On Friday, Oct. 23, the community will honor Allison when the corner of Main Street, near Cherry Avenue, will be renamed for her.

She joins Cooper Stock, 9, and Ariel Russo, 4, both victims of traffic crashes who have had streets renamed in their honor.

"This is some sort of positive thing out of a tragedy," her mom, Amy Tam-Liao, said. 

It's a validation of the work done since Allison's death to make the streets safer, her parents said.

They pass the corner nearly every day, a constant reminder of Oct. 6, 2013, when Allison was struck and killed by driver Ahmad Abu-Zayedeh as he made a left turn. 

He received tickets after her death, which were later tossed by a DMV judge, but was not arrested or charged by the district attorney's office. 

The renaming of the corner honors her short life, and the work her family has done since, they said.

The Liao family, including five-month-old son Aidan, at a January 2015 hearing for the driver that killed Allison Liao. (DNAinfo/Katie Honan)
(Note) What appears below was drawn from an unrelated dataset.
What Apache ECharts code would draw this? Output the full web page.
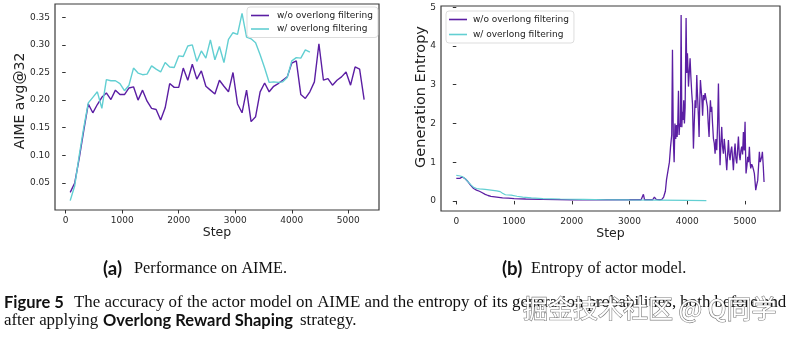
<!DOCTYPE html>
<html>
<head>
<meta charset="utf-8">
<script src="https://cdn.jsdelivr.net/npm/echarts@6/dist/echarts.min.js"></script>
<style>
  html, body { margin: 0; padding: 0; background: #fff; }
  #chart { width: 791px; height: 337px; }
</style>
</head>
<body>
<div id="chart"></div>
<script>
// ---- Panel (a): AIME avg@32, evaluated every 80 training steps ----
const aimeSteps = [80,160,240,320,400,480,560,640,720,800,880,960,1040,1120,1200,1280,1360,1440,1520,1600,
  1680,1760,1840,1920,2000,2080,2160,2240,2320,2400,2480,2560,2640,2720,2800,2880,2960,3040,3120,3200,
  3280,3360,3440,3520,3600,3680,3760,3840,3920,4000,4080,4160,4240,4320,4400,4480,4560,4640,4720,4800,
  4880,4960,5040,5120,5200,5280];
const aimeWithout = [0.033,0.050,0.095,0.145,0.193,0.177,0.192,0.205,0.213,0.201,
  0.218,0.210,0.210,0.222,0.224,0.200,0.218,0.198,0.185,0.183,
  0.164,0.186,0.230,0.223,0.223,0.258,0.236,0.265,0.238,0.253,
  0.225,0.218,0.211,0.236,0.225,0.215,0.250,0.193,0.177,0.218,
  0.161,0.170,0.215,0.231,0.215,0.225,0.230,0.236,0.242,0.267,
  0.271,0.210,0.203,0.215,0.233,0.302,0.236,0.239,0.227,0.236,
  0.242,0.251,0.227,0.260,0.256,0.201];
// the filtered run stops at step 4320
const aimeWith = [0.018,0.045,0.100,0.150,0.195,0.205,0.215,0.185,0.237,0.235,
  0.235,0.230,0.217,0.227,0.258,0.249,0.246,0.247,0.262,0.256,
  0.251,0.268,0.260,0.259,0.280,0.279,0.298,0.300,0.270,0.289,
  0.276,0.309,0.273,0.297,0.268,0.310,0.322,0.319,0.357,0.314,
  0.311,0.304,0.282,0.258,0.232,0.233,0.232,0.233,0.241,0.271,
  0.277,0.276,0.291,0.287];

// ---- Panel (b): generation entropy of the actor ----
// calm phase, up to the collapse at ~3700 steps
const entropyStepsCalm = [0,30,60,100,150,200,250,300,350,400,450,500,550,600,700,800,900,1000,1200,1500,
  2000,2500,3000,3200,3240,3260,3300,3400,3430,3460,3490,3520,3560,3590,3620,3640,3660,3690,3710,3730];
const entropyCalm = [0.58,0.60,0.58,0.62,0.58,0.50,0.40,0.32,0.28,0.25,0.21,0.17,0.14,0.12,0.10,0.08,0.07,0.06,0.05,0.04,
  0.03,0.03,0.03,0.03,0.17,0.03,0.03,0.03,0.10,0.04,0.08,0.03,0.04,0.10,0.25,0.55,0.55,1.00,1.40,1.70];
// unstable phase after the collapse
const entropyStepsWild = [3743,3758,3772,3786,3800,3812,3824,3835,3847,3858,
  3870,3881,3893,3905,3915,3927,3938,3950,3962,3979,
  3990,4002,4012,4020,4034,4048,4062,4077,4090,4106,
  4120,4135,4150,4164,4172,4181,4192,4204,4215,4227,
  4238,4250,4265,4279,4293,4308,4328,4348,4362,4377,
  4388,4400,4412,4423,4437,4452,4466,4481,4495,4510,
  4525,4539,4553,4567,4582,4596,4610,4625,4640,4654,
  4668,4683,4698,4712,4726,4740,4755,4769,4784,4798,
  4812,4827,4841,4856,4870,4885,4900,4914,4928,4942,
  4957,4971,4985,5000,5008,5017,5032,5046,5060,5075,
  5087,5098,5115,5133,5147,5161,5173,5185,5200,5219,
  5234,5248,5262,5277,5290,5300,5315,5329];
const entropyWild = [3.90,1.60,1.00,2.00,1.60,1.96,1.65,2.00,2.84,1.70,
  2.00,1.91,4.80,1.90,2.30,2.09,2.60,2.00,2.40,4.72,
  3.30,3.81,3.40,2.95,3.30,3.68,3.20,2.78,2.50,1.35,
  2.00,2.60,2.40,3.25,2.90,2.60,2.20,1.65,2.50,3.12,
  2.90,2.69,2.20,2.73,2.60,2.78,2.60,2.43,2.00,1.65,
  2.20,2.60,2.30,2.43,2.00,1.61,1.50,1.22,1.60,1.31,
  2.00,3.03,1.80,0.92,1.50,1.91,1.40,1.22,1.60,1.57,
  1.10,0.79,1.20,1.57,1.20,1.05,1.30,1.40,1.10,0.79,
  1.20,1.48,1.10,0.97,1.30,1.66,1.20,1.05,1.30,1.40,
  1.20,1.78,1.30,2.04,1.30,0.71,0.90,1.14,1.00,1.40,
  1.00,0.84,0.95,0.88,0.80,0.71,0.50,0.28,0.40,0.53,
  0.90,1.27,1.00,0.97,1.15,1.27,0.90,0.49];
const entropyStepsWith = [0,50,100,150,200,250,300,350,400,500,600,700,760,800,850,950,1050,1150,1300,1500,
  1800,2200,2600,3000,3500,4000,4330];
const entropyWith = [0.66,0.65,0.63,0.58,0.50,0.42,0.35,0.32,0.31,0.30,0.28,0.26,0.24,0.20,0.16,0.15,0.12,0.10,0.08,0.06,
  0.05,0.04,0.03,0.025,0.02,0.015,0.01];

// ---- tick labels and names ----
const stepTicks = [0,1000,2000,3000,4000,5000];
const aimeTicks = [0.05,0.10,0.15,0.20,0.25,0.30,0.35];
const entropyTicks = [0,1,2,3,4,5];
const seriesNames = ['w/o overlong filtering', 'w/ overlong filtering'];

const PURPLE = '#5b1ea3';
const CYAN = '#62cfd2';
const SANS = 'DejaVu Sans';
const SERIF = 'Liberation Serif';
const BOLD = 'Lato';

const zip = (xs, ys) => ys.map((y, i) => [xs[i], y]);

// font size that makes a string span a given width
const mctx = document.createElement('canvas').getContext('2d');
function fitSize(text, family, weight, width) {
  mctx.font = weight + ' 100px "' + family + '"';
  return 100 * width / mctx.measureText(text).width;
}

const capLine1 = 'The accuracy of the actor model on AIME and the entropy of its generation probabilities, both before and';
const serifSize = fitSize(capLine1, SERIF, 'normal', 713);
const boldSize = fitSize('Overlong Reward Shaping', BOLD, 'bold', 190);
const panelTagSize = fitSize('(a)', BOLD, 'bold', 19);
const subSize = fitSize('Performance on AIME.', SERIF, 'normal', 153);

function xAxisCfg(gridIndex, min, max) {
  return {
    type: 'value', gridIndex, min, max,
    axisLine: { show: false },
    axisTick: { show: true, length: 3.5, customValues: stepTicks, lineStyle: { color: '#333', width: 1 } },
    axisLabel: { customValues: stepTicks, fontSize: 9, fontFamily: SANS, color: '#2a2a2a', margin: 6,
      formatter: v => String(v) },
    splitLine: { show: false },
    name: 'Step', nameLocation: 'middle', nameGap: 16, nameMoveOverlap: false,
    nameTextStyle: { fontSize: 12.5, fontFamily: SANS, color: '#222' }
  };
}
function yAxisCfg(gridIndex, min, max, ticks, fmt) {
  return {
    type: 'value', gridIndex, min, max,
    axisLine: { show: false },
    axisTick: { show: true, length: 3.5, customValues: ticks, lineStyle: { color: '#333', width: 1 } },
    axisLabel: { customValues: ticks, fontSize: 9, fontFamily: SANS, color: '#2a2a2a', margin: 5, formatter: fmt },
    splitLine: { show: false }
  };
}
function legendCfg(left, top, gap, pad, textPad) {
  return {
    left, top, orient: 'vertical',
    data: seriesNames,
    icon: 'rect', itemWidth: 18, itemHeight: 1.6, itemGap: gap,
    padding: pad,
    borderColor: '#d4d4d4', borderWidth: 0.8, borderRadius: 3,
    backgroundColor: 'rgba(255,255,255,0.85)',
    textStyle: { fontSize: 9, fontFamily: SANS, color: '#222', padding: [0, 0, 0, textPad] }
  };
}
function lineSeries(name, xi, data, color, width) {
  return {
    type: 'line', name, xAxisIndex: xi, yAxisIndex: xi, data,
    symbol: 'none', smooth: false,
    lineStyle: { color, width }, itemStyle: { color },
    emphasis: { disabled: true }
  };
}
function txt(text, x, y, size, family, weight) {
  return {
    type: 'text', x, y, z: 10,
    style: { text, fill: '#111', font: weight + ' ' + size.toFixed(2) + 'px "' + family + '"',
      textAlign: 'left', textVerticalAlign: 'middle' }
  };
}
function vtitle(text, x, y, size) {
  return {
    type: 'text', x, y, rotation: Math.PI / 2, z: 10,
    style: { text, fill: '#222', font: size + 'px "' + SANS + '"', textAlign: 'center', textVerticalAlign: 'middle' }
  };
}

const chart = echarts.init(document.getElementById('chart'));
chart.setOption({
  animation: false,
  backgroundColor: '#fff',
  grid: [
    { left: 55, top: 4, width: 324, height: 206, show: true, borderColor: '#3a3a3a', borderWidth: 1.2 },
    { left: 441, top: 6, width: 339, height: 205, show: true, borderColor: '#3a3a3a', borderWidth: 1.2 }
  ],
  xAxis: [ xAxisCfg(0, -189, 5543), xAxisCfg(1, -265, 5605) ],
  yAxis: [
    yAxisCfg(0, 0.001, 0.374, aimeTicks, v => v.toFixed(2)),
    yAxisCfg(1, -0.26, 5.03, entropyTicks, v => String(v))
  ],
  legend: [ legendCfg(247, 7, 4.5, [4, 5, 4, 4], 3), legendCfg(446, 11, 6, [4, 5, 4, 3], 1) ],
  series: [
    lineSeries(seriesNames[0], 0, zip(aimeSteps, aimeWithout), PURPLE, 1.4),
    lineSeries(seriesNames[1], 0, zip(aimeSteps, aimeWith), CYAN, 1.4),
    lineSeries(seriesNames[0], 1,
      zip(entropyStepsCalm.concat(entropyStepsWild), entropyCalm.concat(entropyWild)), PURPLE, 1.3),
    lineSeries(seriesNames[1], 1, zip(entropyStepsWith, entropyWith), CYAN, 1.2)
  ],
  graphic: [
    vtitle('AIME avg@32', 20, 101, 14),
    vtitle('Generation Entropy', 421.5, 97, 14.5),
    // sub-captions
    txt('(a)', 103, 269, panelTagSize, BOLD, 'bold'),
    txt('Performance on AIME.', 134, 269, subSize, SERIF, 'normal'),
    txt('(b)', 502, 269, panelTagSize, BOLD, 'bold'),
    txt('Entropy of actor model.', 531, 269, subSize, SERIF, 'normal'),
    // figure caption
    txt('Figure 5', 4, 303, boldSize, BOLD, 'bold'),
    txt(capLine1, 74, 303, serifSize, SERIF, 'normal'),
    txt('after applying', 4, 321, serifSize, SERIF, 'normal'),
    txt('Overlong Reward Shaping', 103, 321, boldSize, BOLD, 'bold'),
    txt('strategy.', 300, 321, serifSize, SERIF, 'normal'),
    // site watermark
    {
      type: 'text', x: 523, y: 308, z: 20,
      style: { text: '掘金技术社区 @ Q同学', font: '25px "Noto Sans CJK SC"', fill: '#ffffff',
        stroke: 'rgba(80,80,80,0.75)', lineWidth: 1.2, textAlign: 'left', textVerticalAlign: 'middle' }
    }
  ]
});
</script>
</body>
</html>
"This is where our family activism started," Tam-Liao said, noting their work to push for Vision Zero and with Make Queens Safer. They are also founding members of Families for Safe Streets.

Her father, Hsi-Pei Liao, said their family's story is shared to help promote safer driving, and they had to prove Allison's significance to get the street renaming approved. 

"This really validates that she did make a difference, even though she was only 3 and a half years old," he said. 

"This is that corner unfortunately the spot where our daughter was killed, but we don't want it to known for that. We want it to be known for activism and advocacy for safer streets on her behalf."